1960: Nigeria gains independence from Britain. Alhaji Tafawa Balewa becomes the Prime Minister and Nnamdi Azikiwe, the Governor-General.

1961: The people of Northern and Southern British Cameroons vote whether to join Nigeria or become a part of the French Cameroons. The North vote to join Nigeria, becoming the Sardauna Province of Nigeria while the south vote to leave.

1963: Nigeria becomes a republic, separating itself from the British monarchy. Nnamdi Azikiwe becomes the first President of the country.

1966: Major Chukwuma Kaduna Nzeogwu leads the first Nigerian coup, culminating in the deaths of most of the nation’s leaders; notably the Prime Minister, the Finance Minister, and also the Premiers of the Western and Northern regions. However, the President and the Premier of the Eastern region survived, leading some to call it an Igbo coup. A military government is instated, led by Major General Aguiyi-Ironsi.

Riots started in Northern Nigeria against the Igbo minority in the middle of the year. A few months later, a group of Northern soldiers invaded the Government House, Ibadan and killed Major General Aguiyi-Ironsi and Lt. Col. Adekunle Fajuyi. A few days later, Lt. Col. Yakubu Gowon declared the takeover of the government.

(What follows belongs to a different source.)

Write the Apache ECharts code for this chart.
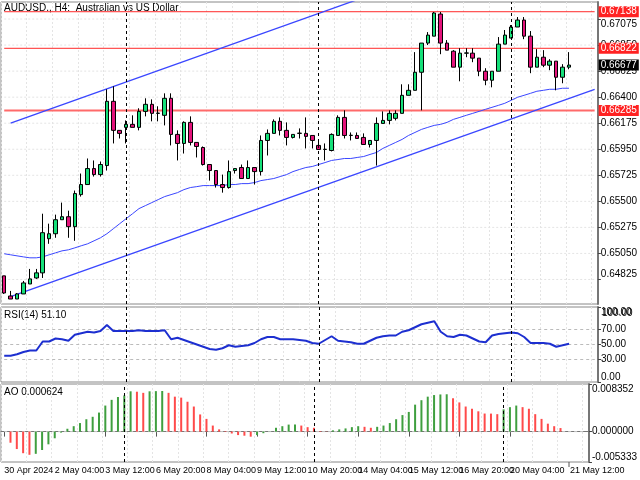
<!DOCTYPE html>
<html>
<head>
<meta charset="utf-8">
<script src="https://cdn.jsdelivr.net/npm/echarts@6/dist/echarts.min.js"></script>
<style>html,body{margin:0;padding:0;background:#fff}#main{width:640px;height:480px}</style>
</head>
<body>
<div id="main"></div>
<script>
// H4 candles: [open, close, low, high]
var candles = [
  [0.64856,0.64708,0.64700,0.64856],[0.64682,0.64656,0.64656,0.64726],[0.64656,0.64700,0.64656,0.64708],[0.64700,0.64795,0.64700,0.64812],
  [0.64786,0.64830,0.64786,0.64916],[0.64838,0.64882,0.64830,0.64916],[0.64882,0.65229,0.64838,0.65393],[0.65177,0.65220,0.65133,0.65307],
  [0.65220,0.65341,0.65185,0.65385],[0.65341,0.65367,0.65341,0.65489],[0.65367,0.65281,0.65185,0.65419],[0.65281,0.65567,0.65159,0.65593],
  [0.65558,0.65645,0.65541,0.65740],[0.65645,0.65783,0.65645,0.65870],[0.65783,0.65731,0.65714,0.65853],[0.65731,0.65818,0.65714,0.65844],
  [0.65809,0.66364,0.65766,0.66468],[0.66364,0.66113,0.66000,0.66494],[0.66113,0.66087,0.66043,0.66113],[0.66139,0.66165,0.66000,0.66199],
  [0.66165,0.66139,0.66139,0.66243],[0.66139,0.66277,0.66113,0.66304],[0.66277,0.66338,0.66234,0.66390],[0.66338,0.66260,0.66191,0.66381],
  [0.66260,0.66262,0.66191,0.66321],[0.66243,0.66390,0.66156,0.66433],[0.66390,0.66078,0.65983,0.66433],[0.66078,0.66000,0.65853,0.66113],
  [0.66000,0.66182,0.65913,0.66191],[0.66182,0.66009,0.65983,0.66234],[0.66009,0.65974,0.65879,0.66009],[0.65965,0.65818,0.65809,0.65974],
  [0.65818,0.65766,0.65679,0.65818],[0.65766,0.65645,0.65619,0.65766],[0.65645,0.65619,0.65575,0.65731],[0.65619,0.65757,0.65610,0.65853],
  [0.65766,0.65783,0.65740,0.65783],[0.65792,0.65697,0.65697,0.65818],[0.65697,0.65792,0.65697,0.65853],[0.65792,0.65757,0.65645,0.65792],
  [0.65757,0.66026,0.65723,0.66069],[0.66026,0.66087,0.65896,0.66121],[0.66087,0.66191,0.66087,0.66208],[0.66191,0.66113,0.66069,0.66225],
  [0.66113,0.66052,0.65983,0.66182],[0.66052,0.66078,0.66043,0.66078],[0.66087,0.66089,0.66043,0.66130],[0.66087,0.66061,0.65957,0.66225],
  [0.66069,0.66026,0.65957,0.66069],[0.65983,0.65948,0.65948,0.66026],[0.65948,0.65950,0.65853,0.66000],[0.65939,0.66078,0.65931,0.66087],
  [0.66069,0.66225,0.66069,0.66243],[0.66225,0.66069,0.66043,0.66286],[0.66069,0.66071,0.66026,0.66095],[0.66069,0.66043,0.66043,0.66095],
  [0.66052,0.65991,0.65991,0.66087],[0.65991,0.66026,0.65965,0.66026],[0.66026,0.66173,0.65809,0.66225],[0.66173,0.66199,0.66173,0.66277],
  [0.66199,0.66260,0.66165,0.66286],[0.66217,0.66260,0.66199,0.66286],[0.66260,0.66416,0.66260,0.66511],[0.66416,0.66459,0.66416,0.66511],
  [0.66459,0.66615,0.66459,0.66789],[0.66615,0.66867,0.66286,0.66867],[0.66867,0.66936,0.66850,0.66962],[0.66927,0.67127,0.66927,0.67136],
  [0.67118,0.66867,0.66771,0.67136],[0.66867,0.66806,0.66806,0.66893],[0.66797,0.66659,0.66659,0.66806],[0.66659,0.66780,0.66537,0.66823],
  [0.66780,0.66782,0.66745,0.66823],[0.66780,0.66737,0.66702,0.66823],[0.66737,0.66624,0.66581,0.66737],[0.66624,0.66546,0.66503,0.66650],
  [0.66546,0.66624,0.66485,0.66624],[0.66624,0.66858,0.66624,0.66919],[0.66858,0.66936,0.66858,0.66980],[0.66910,0.67006,0.66910,0.67023],
  [0.67006,0.67066,0.67006,0.67092],[0.67066,0.66927,0.66901,0.67092],[0.66927,0.66659,0.66607,0.66971],[0.66659,0.66745,0.66659,0.66815],
  [0.66745,0.66676,0.66659,0.66806],[0.66676,0.66711,0.66633,0.66728],[0.66711,0.66572,0.66459,0.66711],[0.66572,0.66659,0.66520,0.66685],
  [0.66659,0.66677,0.66641,0.66789]
];
var movingAvg = [
  0.65047,0.65038,0.65029,0.65020,0.65012,0.65012,0.65020,0.65038,0.65055,0.65072,
  0.65081,0.65098,0.65116,0.65133,0.65159,0.65185,0.65220,0.65263,0.65307,0.65350,
  0.65393,0.65437,0.65463,0.65489,0.65515,0.65541,0.65558,0.65575,0.65601,0.65619,
  0.65627,0.65636,0.65636,0.65636,0.65636,0.65645,0.65645,0.65653,0.65653,0.65662,
  0.65679,0.65688,0.65697,0.65714,0.65731,0.65757,0.65775,0.65792,0.65801,0.65818,
  0.65835,0.65853,0.65861,0.65870,0.65870,0.65879,0.65887,0.65905,0.65922,0.65957,
  0.65983,0.66009,0.66035,0.66069,0.66095,0.66121,0.66139,0.66156,0.66165,0.66182,
  0.66208,0.66225,0.66243,0.66260,0.66277,0.66295,0.66312,0.66329,0.66347,0.66373,
  0.66399,0.66416,0.66433,0.66451,0.66459,0.66468,0.66468,0.66477,0.66477
];
var rsi = [
  35,35,37,40,42,42,54,54,58,57,55,63,65,67,66,68,76,68,68,68,68,69,68,68,68,69,
  57,59,56,53,50,47,44,43,45,49,47,48,49,52,57,60,60,57,57,57,56,55,52,51,56,61,55,54,53,51,
  51,55,59,61,62,62,67,69,73,77,79,81,67,61,60,63,62,58,54,53,62,64,65,66,65,60,52,52,52,51,
  47,49,51.1
];
var ao = [
  null,-0.00195,-0.00306,-0.00379,-0.00407,-0.0039,-0.00323,-0.00223,-0.00117,-0.00017,
  0.0005,0.00095,0.0015,0.00217,0.0026,0.00334,0.00457,0.00557,0.00607,0.00635,
  0.00707,0.007,0.0068,0.00707,0.0071,0.00712,0.0068,0.00613,0.00596,0.00524,
  0.0044,0.00301,0.00223,0.00106,0.00039,0.00011,-0.00033,-0.00061,-0.00072,-0.00089,
  -0.00061,-0.00028,0.00003,0.00067,0.00095,0.00123,0.00125,0.00106,0.00078,0.00067,
  0.00011,0.00004,0.00022,0.00039,0.00056,0.00078,0.00095,0.00084,0.00067,0.00084,
  0.00106,0.0015,0.00217,0.0029,0.00345,0.00473,0.00551,0.00613,0.00641,0.00652,
  0.00655,0.00585,0.00512,0.0044,0.00401,0.00356,0.00317,0.00316,0.00306,0.0039,
  0.00429,0.00457,0.00429,0.00401,0.00306,0.00223,0.00139,0.00095,0.00062
];
var dateLabels = ['30 Apr 2024','2 May 04:00','3 May 12:00','6 May 20:00','8 May 04:00','9 May 12:00',
  '10 May 20:00','14 May 04:00','15 May 12:00','16 May 20:00','20 May 04:00','21 May 12:00'];
var priceTicks = [0.64825,0.65050,0.65275,0.65500,0.65725,0.65950,0.66175,0.66400,0.66625,0.66850,0.67075];
var rsiTicks = [0, 30, 50, 70, 100];
var aoTicks = [-0.005333, 0, 0.008352];
var levels = [0.67138, 0.66822, 0.66285];
var lastPrice = 0.66677;
var lowerTrend = [[1, 0.64677], [92, 0.66468]];
var upperTrend = [[1, 0.66176], [92, 0.67972]];
var separators = [19, 49, 79];

var FONT = 'Liberation Sans';
var nCat = 93;
var cats = [];
for (var i = 0; i < nCat; i++) cats.push(String(i));

var aoData = ao.map(function (v, i) {
  var up = i > 0 && ao[i - 1] !== null && v > ao[i - 1];
  return {value: v, itemStyle: {color: up ? '#3f9f3f' : '#ff4a4a'}};
});

var sepMark = {silent: true, symbol: 'none', label: {show: false},
  lineStyle: {color: '#000', type: [3, 3], width: 1},
  data: separators.map(function (s) { return {xAxis: s}; })};

function hLine(grid, v, style, label) {
  return {type: 'line', xAxisIndex: grid, yAxisIndex: grid, data: [[0, v], [nCat - 1, v]], symbol: 'none',
    silent: true, lineStyle: style, z: 1,
    endLabel: label ? {show: true, formatter: label.text, color: '#fff', backgroundColor: label.bg,
      fontFamily: FONT, fontSize: 10, padding: [1, 2, 0, 2], distance: 4} : {show: false}};
}

function xAx(grid, showLabels) {
  return {
    type: 'category', gridIndex: grid, data: cats, boundaryGap: true,
    axisLine: {show: showLabels, lineStyle: {color: '#777'}},
    axisTick: {show: showLabels, interval: 7, alignWithLabel: true, lineStyle: {color: '#555'}},
    axisLabel: {
      show: showLabels, interval: 7, color: '#000', fontFamily: FONT, fontSize: 9, align: 'left', margin: 4,
      hideOverlap: false, showMinLabel: true,
      formatter: function (v, idx) { return dateLabels[idx / 8] || ''; }
    },
    splitLine: {show: true, interval: 3, lineStyle: {color: '#e4e4e4', type: [2, 2]}}
  };
}
function yAx(grid, min, max, vals, fmt) {
  return {
    type: 'value', gridIndex: grid, position: 'right', min: min, max: max,
    axisLine: {show: true, lineStyle: {color: '#777', width: 2}},
    axisTick: {show: true, customValues: vals, length: 3, lineStyle: {color: '#444'}},
    axisLabel: {color: '#000', fontFamily: FONT, fontSize: 10, margin: 3, customValues: vals, formatter: fmt,
      showMinLabel: true, showMaxLabel: true, hideOverlap: false,
      verticalAlignMinLabel: 'bottom', verticalAlignMaxLabel: 'top'},
    splitLine: {show: false}
  };
}

var series = [];
priceTicks.forEach(function (v) { series.push(hLine(0, v, {color: '#e4e4e4', type: [2, 2], width: 1})); });
[70, 50, 30].forEach(function (v) { series.push(hLine(1, v, {color: '#bbb', type: [3, 3], width: 1})); });
series.push(hLine(2, 0, {color: '#ccc', type: [3, 3], width: 1}));
levels.forEach(function (v, k) {
  series.push(hLine(0, v, {color: k === 2 ? '#ff6a6a' : '#ff2a2a', width: k === 2 ? 2 : 1},
    {text: v.toFixed(5), bg: '#f22'}));
});
series.push(hLine(0, lastPrice, {opacity: 0}, {text: lastPrice.toFixed(5), bg: '#000'}));
series.push(
  {type: 'line', xAxisIndex: 0, yAxisIndex: 0, data: movingAvg, symbol: 'none', z: 3,
    lineStyle: {color: '#3a46ff', width: 1}, markLine: sepMark},
  {type: 'line', xAxisIndex: 0, yAxisIndex: 0, data: lowerTrend, symbol: 'none', z: 3, lineStyle: {color: '#3a46ff', width: 1.3}},
  {type: 'line', xAxisIndex: 0, yAxisIndex: 0, data: upperTrend, symbol: 'none', z: 3, lineStyle: {color: '#3a46ff', width: 1.3}},
  {type: 'candlestick', xAxisIndex: 0, yAxisIndex: 0, data: candles, barWidth: 4, z: 4,
    itemStyle: {color: '#16e07a', color0: '#e4137b', borderColor: '#000', borderColor0: '#000', borderWidth: 1}},
  {type: 'line', xAxisIndex: 1, yAxisIndex: 1, data: rsi, symbol: 'none', z: 3,
    lineStyle: {color: '#1d2fd0', width: 2}, markLine: sepMark},
  {type: 'bar', xAxisIndex: 2, yAxisIndex: 2, data: aoData, barWidth: 2, z: 3, markLine: sepMark}
);

var chart = echarts.init(document.getElementById('main'));
chart.setOption({
  animation: false,
  backgroundColor: '#fff',
  grid: [
    {left: 1, right: 42, top: 2, height: 302, show: true, borderColor: '#888', borderWidth: 1},
    {left: 1, right: 42, top: 307, height: 75, show: true, borderColor: '#888', borderWidth: 1},
    {left: 1, right: 42, top: 384, height: 78, show: true, borderColor: '#888', borderWidth: 1}
  ],
  xAxis: [xAx(0, false), xAx(1, false), xAx(2, true)],
  yAxis: [
    yAx(0, 0.64613, 0.67222, priceTicks, function (v) { return v.toFixed(5); }),
    yAx(1, 0, 100, rsiTicks, function (v) { return v.toFixed(2); }),
    yAx(2, -0.005333, 0.008352, aoTicks, function (v) { return v.toFixed(6); })
  ],
  graphic: [
    {type: 'text', left: 4, top: 3, style: {text: 'AUDUSD., H4:  Australian vs US Dollar', font: '10px Liberation Sans', fill: '#000'}},
    {type: 'text', left: 4, top: 310, style: {text: 'RSI(14) 51.10', font: '10px Liberation Sans', fill: '#000'}},
    {type: 'text', left: 4, top: 387, style: {text: 'AO 0.000624', font: '10px Liberation Sans', fill: '#000'}},
    // labels the axes drop at their ends
    {type: 'text', left: 602, top: 308, style: {text: (100).toFixed(2), font: '10px Liberation Sans', fill: '#000'}},
    {type: 'text', left: 570, top: 466, style: {text: dateLabels[11], font: '9px Liberation Sans', fill: '#000'}},
    {type: 'line', shape: {x1: 569, y1: 462, x2: 569, y2: 467}, style: {stroke: '#555'}}
  ],
  series: series
});
</script>
</body>
</html>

1967: The Aburi Accords were signed in Ghana but were not adhered to, leading Lt. Col. Chukwuemeka Odumegwu-Ojukwu to announce the Republic of Biafra.

1970: At the start of the year, Philip Effiong called for a ceasefire.

1975: General Murtala Ramat Mohammed became head of state after overthrowing Yakubu Gowon in a coup.

1976: General Murtala Mohammed is killed in a failed coup. Olusegun Obasanjo, his deputy becomes the Head of State.

1978: A new political system based on the American presidential system was adopted.

1979: General elections were held and Shehu Shagari emerged as the first executive democratic president.